I was told the 640 I got for free not long ago didn't work. I plugged it in and everything sounded and looked great. But thought I'd take a look at the motor, since I just finished cleaning the motor on my 403. Well, I don't know what I did- it no longer sounds smooth. It sounds like it might not be meshed with the Textolight gear on the handwheel, but it's pushed in all the way and is locked into place. Is there a trick to how this motor goes in? (I've taken it out and put it back in many times now just in case it didn't seat, but it always sounds the same.) Thanks again. Always appreciate your feedback!
Have the machine on its side now and maybe it's the 2 gears that are closest to the motor that are making the noise and not the handwheel area... But I didn't touch anything there to have changed anything. Hard to tell where the noise is coming from, but doesn't sound right!
@@monstermac8124 I think that's why you were told it did not work. Your machine comes with a lot of plastic gears. The two most vulnerable ones are the hook drive gear right below the hook, and the gear on top of the vertical shaft that mates with a gear on the horizontal shaft. When that top gear goes out, the hook stops turning, uh oh. I don't work on T &S models, but here is a video for replacing a top gear on a 457 th-cam.com/video/M3bFtlV1Y6s/w-d-xo.html You can skim thru it and see the type of gear I'm talking about. Changing that gear alone usually costs $200+ if you can even find any shop to do it. Most people give the machine away. It's about 50 Y.O. now and the gears, especially that gear, get brittle and just break apart. The replace gear costs less than $10 and you can buy guides for how to replace it, like Terry's guide on this page store.tandtrepair.com/tosew600se.html
(use coupon andy-h-yt for 20% off) I know of some videos on YT about changing the lower gears, but I don't remember seeing one for that top gear. I don't pay much attention to T & S Machines though, so maybe someone did one by now.

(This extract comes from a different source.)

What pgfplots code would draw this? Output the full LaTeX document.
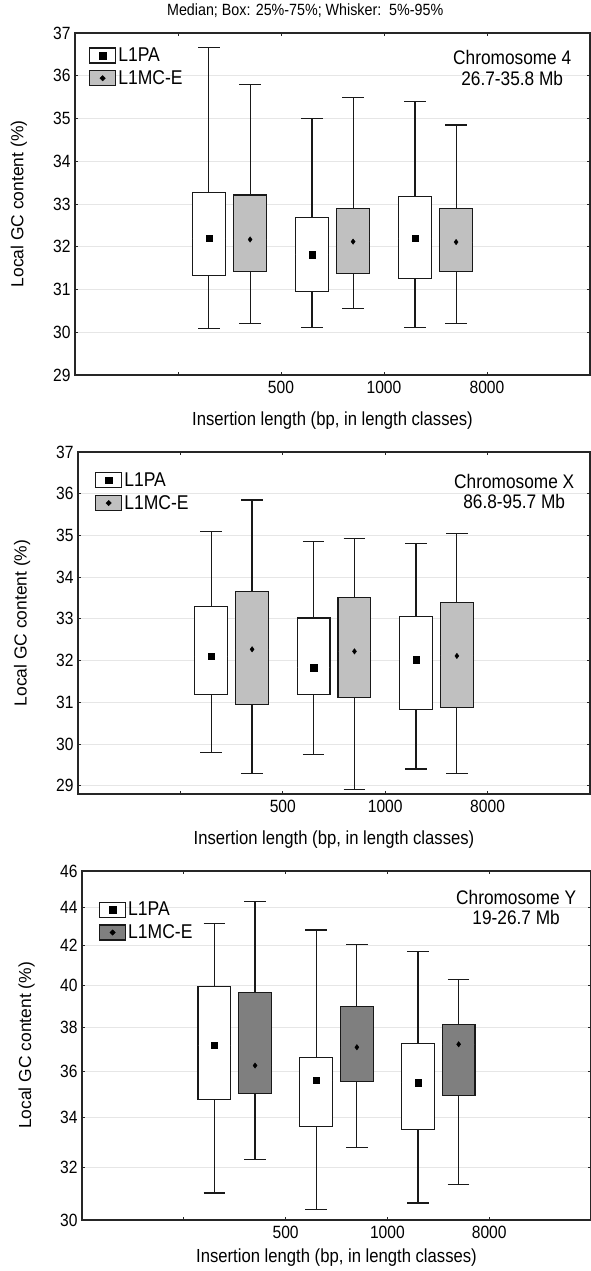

Adventurous people have figured out about the 2-speed motor and pedal and sometimes use them on the older slant-o-matics to get more torque for sewing thick materials/leather.
I see by your 2nd comment you already figured out the cause of that weird noise.
It was a quiet purr when I first tried it. It didn't start making noise until I started messing around... It really sounds like it's coming from the motor now (using an old screwdriver trick I used to use on car engines.) It's also starting to smell hot.
The plastic gears all look to be in good shape- assuming you can tell the health of them visually.
I'll watch the visits you linked to.
Thanks again!
@@monstermac8124 Sure. It always works until it breaks, as they say. So, back to the motor now, eh? Did you remove/replace wires on the motor? Did you do any cleaning on the motor gear? if you just hold the motor in your hand and turn the pinion gear how does the motor sound then? The handwheel should turn counter-clockwise when the motor is installed correctly and wired properly. There is a bearing at the top of the motor housing just below the pinion gear.
Can I change singer 301 motor and use in asinger 404 machine, will it work, Thanks Jerry G
Please see my reply to your comment about this on another video:
th-cam.com/video/wZFFYVCjH8A/w-d-xo.html
can i replace a 301-503-401-500 motors replace it ia singer 404 machine will it wotk?
The motor is the same in models 401A, 403A and 404. That would be the best choice. The motor in models 500 & 503A is similar. The motor shaft is different; it seems a little linger and has threads on the end for the friction ring (rubber tire) of the 500 & 503A bobbin winder. The worm gear maybe different. If a 500 or 503A motor fits with out cutting of the end of the shaft, then I would chage out the worm gear with one from the original motor, unless I could be sure the worm gears were an EXACT match. See my full reply to this question you asked below 9 minutes ago for more information. Thanks for watching Andy Tube.
My motor is in there so tight, I cannot move it. Is there any other way that I can loosen it. Like using Wd40?
Hi Lindy. It is frustrating, right? Try using a hair drier from above an below to loosen the old varnished oil inside. You can get it hot; the motor is sturdy. Blow around the side of the motor below and directly down from above. You can use WD-40 sure but keep it away from the black part of the motor base where the carbons are. You can turn the machine up-side-down and spay using the red straw right where the motor goes into the tube. Short bursts of spray so it has time to sink in. When the motor comes out, wipe off the WD-40 right away. No oil on motor carbons. Good Luck, and thank you for watching Andy Tube.